** START OF Dataset **
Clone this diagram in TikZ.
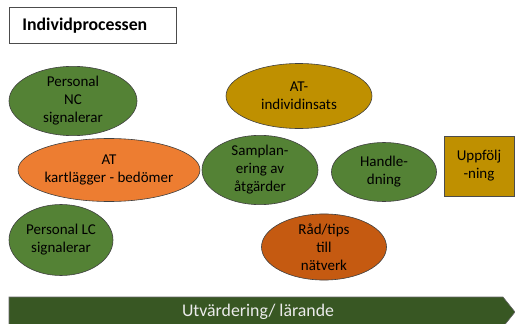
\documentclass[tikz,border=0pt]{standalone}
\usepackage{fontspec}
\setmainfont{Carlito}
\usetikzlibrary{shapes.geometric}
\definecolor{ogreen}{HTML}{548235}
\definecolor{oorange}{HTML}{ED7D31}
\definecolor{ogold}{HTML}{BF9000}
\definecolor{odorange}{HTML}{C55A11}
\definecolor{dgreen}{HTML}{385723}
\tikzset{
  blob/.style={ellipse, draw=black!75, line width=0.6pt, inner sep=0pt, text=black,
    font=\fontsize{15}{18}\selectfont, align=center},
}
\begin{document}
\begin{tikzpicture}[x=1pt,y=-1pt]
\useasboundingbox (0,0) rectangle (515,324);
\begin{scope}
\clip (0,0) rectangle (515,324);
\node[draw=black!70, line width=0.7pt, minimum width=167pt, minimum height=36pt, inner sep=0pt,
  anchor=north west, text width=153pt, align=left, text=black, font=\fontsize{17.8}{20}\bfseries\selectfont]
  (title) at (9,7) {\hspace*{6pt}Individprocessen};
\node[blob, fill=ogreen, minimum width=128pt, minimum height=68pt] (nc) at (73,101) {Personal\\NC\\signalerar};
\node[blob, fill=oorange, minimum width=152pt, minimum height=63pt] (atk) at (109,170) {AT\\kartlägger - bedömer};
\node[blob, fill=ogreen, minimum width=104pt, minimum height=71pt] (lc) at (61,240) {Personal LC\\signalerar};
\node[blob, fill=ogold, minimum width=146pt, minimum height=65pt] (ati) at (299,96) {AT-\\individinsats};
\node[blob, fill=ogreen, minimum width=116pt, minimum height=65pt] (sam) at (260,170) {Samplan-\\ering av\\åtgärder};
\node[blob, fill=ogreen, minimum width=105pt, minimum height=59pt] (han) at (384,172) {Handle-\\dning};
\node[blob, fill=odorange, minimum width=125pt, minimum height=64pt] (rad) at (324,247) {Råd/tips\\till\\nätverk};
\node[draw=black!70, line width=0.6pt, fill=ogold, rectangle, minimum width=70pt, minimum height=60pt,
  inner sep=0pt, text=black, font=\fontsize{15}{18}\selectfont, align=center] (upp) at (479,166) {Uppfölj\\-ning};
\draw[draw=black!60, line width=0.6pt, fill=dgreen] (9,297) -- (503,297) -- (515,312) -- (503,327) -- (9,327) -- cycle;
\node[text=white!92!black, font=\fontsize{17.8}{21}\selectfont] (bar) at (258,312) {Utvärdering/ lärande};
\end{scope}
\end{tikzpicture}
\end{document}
** END OF Dataset **
** START OF Dataset **
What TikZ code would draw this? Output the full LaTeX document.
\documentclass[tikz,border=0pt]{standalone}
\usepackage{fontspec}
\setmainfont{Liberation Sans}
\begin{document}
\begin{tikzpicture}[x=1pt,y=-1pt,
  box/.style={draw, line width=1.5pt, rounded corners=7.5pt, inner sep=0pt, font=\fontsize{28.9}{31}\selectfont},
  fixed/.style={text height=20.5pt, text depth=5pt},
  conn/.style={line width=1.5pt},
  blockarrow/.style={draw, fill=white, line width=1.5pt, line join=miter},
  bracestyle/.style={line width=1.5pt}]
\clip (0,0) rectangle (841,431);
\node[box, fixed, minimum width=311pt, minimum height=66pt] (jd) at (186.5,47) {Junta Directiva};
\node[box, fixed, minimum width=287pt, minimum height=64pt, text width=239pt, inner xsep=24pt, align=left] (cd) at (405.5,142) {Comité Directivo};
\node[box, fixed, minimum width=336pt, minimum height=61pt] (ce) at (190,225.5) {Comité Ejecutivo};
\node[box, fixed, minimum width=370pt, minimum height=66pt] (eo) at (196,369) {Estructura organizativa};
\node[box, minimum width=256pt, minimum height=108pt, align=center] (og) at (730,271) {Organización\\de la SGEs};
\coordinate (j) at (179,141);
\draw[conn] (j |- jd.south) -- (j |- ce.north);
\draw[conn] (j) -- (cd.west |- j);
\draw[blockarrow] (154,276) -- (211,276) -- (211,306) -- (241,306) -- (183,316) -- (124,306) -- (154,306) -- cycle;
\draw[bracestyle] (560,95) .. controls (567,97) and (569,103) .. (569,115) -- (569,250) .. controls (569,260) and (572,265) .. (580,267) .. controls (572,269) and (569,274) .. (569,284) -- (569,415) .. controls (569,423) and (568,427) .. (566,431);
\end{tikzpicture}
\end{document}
** END OF Dataset **
** START OF Dataset **
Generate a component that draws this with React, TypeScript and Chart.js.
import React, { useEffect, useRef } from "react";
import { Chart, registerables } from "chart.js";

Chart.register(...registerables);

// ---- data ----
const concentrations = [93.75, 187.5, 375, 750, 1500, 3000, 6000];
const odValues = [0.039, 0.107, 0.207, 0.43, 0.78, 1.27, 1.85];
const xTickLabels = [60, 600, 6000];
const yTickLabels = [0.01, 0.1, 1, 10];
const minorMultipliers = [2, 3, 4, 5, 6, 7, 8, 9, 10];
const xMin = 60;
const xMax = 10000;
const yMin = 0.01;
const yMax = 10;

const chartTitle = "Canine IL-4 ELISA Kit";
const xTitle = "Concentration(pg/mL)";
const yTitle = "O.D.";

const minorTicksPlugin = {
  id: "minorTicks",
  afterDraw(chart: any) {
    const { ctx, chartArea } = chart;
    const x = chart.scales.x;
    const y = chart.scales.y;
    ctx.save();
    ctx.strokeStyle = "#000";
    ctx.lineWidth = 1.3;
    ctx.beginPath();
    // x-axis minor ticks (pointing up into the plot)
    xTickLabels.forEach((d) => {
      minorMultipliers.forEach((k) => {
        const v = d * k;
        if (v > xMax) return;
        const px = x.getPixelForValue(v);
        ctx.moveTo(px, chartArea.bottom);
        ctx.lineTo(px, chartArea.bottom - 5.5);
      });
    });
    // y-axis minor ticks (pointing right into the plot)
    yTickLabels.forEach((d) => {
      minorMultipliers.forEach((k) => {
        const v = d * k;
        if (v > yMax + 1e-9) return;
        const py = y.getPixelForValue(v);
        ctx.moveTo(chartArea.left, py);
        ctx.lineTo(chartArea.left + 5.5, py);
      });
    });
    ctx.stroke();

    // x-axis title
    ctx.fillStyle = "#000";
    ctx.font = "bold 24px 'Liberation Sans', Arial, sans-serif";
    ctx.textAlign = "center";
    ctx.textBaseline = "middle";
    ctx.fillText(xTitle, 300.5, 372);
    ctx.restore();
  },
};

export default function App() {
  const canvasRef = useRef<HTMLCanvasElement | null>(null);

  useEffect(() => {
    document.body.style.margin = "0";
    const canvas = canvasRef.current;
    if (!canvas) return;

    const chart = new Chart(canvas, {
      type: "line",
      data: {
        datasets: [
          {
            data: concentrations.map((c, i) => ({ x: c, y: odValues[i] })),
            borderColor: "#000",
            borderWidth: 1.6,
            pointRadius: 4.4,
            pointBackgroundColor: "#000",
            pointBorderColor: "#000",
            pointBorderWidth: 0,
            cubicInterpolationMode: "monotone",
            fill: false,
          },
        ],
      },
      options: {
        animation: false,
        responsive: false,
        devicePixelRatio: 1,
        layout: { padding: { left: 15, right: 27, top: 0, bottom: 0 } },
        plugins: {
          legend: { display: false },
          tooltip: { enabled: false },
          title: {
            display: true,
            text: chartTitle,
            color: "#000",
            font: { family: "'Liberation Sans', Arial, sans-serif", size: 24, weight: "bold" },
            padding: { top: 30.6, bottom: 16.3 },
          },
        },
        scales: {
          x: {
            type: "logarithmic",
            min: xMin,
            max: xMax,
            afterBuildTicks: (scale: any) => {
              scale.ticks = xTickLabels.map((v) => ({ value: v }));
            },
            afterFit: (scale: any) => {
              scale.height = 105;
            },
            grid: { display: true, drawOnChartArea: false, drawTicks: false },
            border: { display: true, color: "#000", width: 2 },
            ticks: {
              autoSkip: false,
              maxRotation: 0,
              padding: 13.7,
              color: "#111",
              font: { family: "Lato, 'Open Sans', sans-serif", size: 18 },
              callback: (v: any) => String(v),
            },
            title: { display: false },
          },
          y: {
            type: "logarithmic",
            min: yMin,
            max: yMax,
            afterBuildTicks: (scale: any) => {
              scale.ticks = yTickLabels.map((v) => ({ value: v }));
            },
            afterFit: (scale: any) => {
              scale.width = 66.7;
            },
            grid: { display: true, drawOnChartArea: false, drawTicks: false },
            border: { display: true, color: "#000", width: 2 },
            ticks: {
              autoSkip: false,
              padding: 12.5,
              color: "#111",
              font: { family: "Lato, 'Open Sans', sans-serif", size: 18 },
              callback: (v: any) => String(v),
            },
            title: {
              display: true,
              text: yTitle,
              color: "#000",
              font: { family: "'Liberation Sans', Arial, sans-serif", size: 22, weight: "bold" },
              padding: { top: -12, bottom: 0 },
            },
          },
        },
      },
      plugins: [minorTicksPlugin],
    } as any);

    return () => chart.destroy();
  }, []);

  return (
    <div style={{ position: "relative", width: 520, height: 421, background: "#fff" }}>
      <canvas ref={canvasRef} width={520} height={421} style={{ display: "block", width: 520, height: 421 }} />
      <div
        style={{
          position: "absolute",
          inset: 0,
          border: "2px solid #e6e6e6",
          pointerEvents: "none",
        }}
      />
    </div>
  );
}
** END OF Dataset **
# What this task involves
Extract exactly and only these lines: the line containing "Generate a component", the line containing "const yMax = 10;", and every line between them.

# Solution to the exercise
Generate a component that draws this with React, TypeScript and Chart.js.
import React, { useEffect, useRef } from "react";
import { Chart, registerables } from "chart.js";

Chart.register(...registerables);

// ---- data ----
const concentrations = [93.75, 187.5, 375, 750, 1500, 3000, 6000];
const odValues = [0.039, 0.107, 0.207, 0.43, 0.78, 1.27, 1.85];
const xTickLabels = [60, 600, 6000];
const yTickLabels = [0.01, 0.1, 1, 10];
const minorMultipliers = [2, 3, 4, 5, 6, 7, 8, 9, 10];
const xMin = 60;
const xMax = 10000;
const yMin = 0.01;
const yMax = 10;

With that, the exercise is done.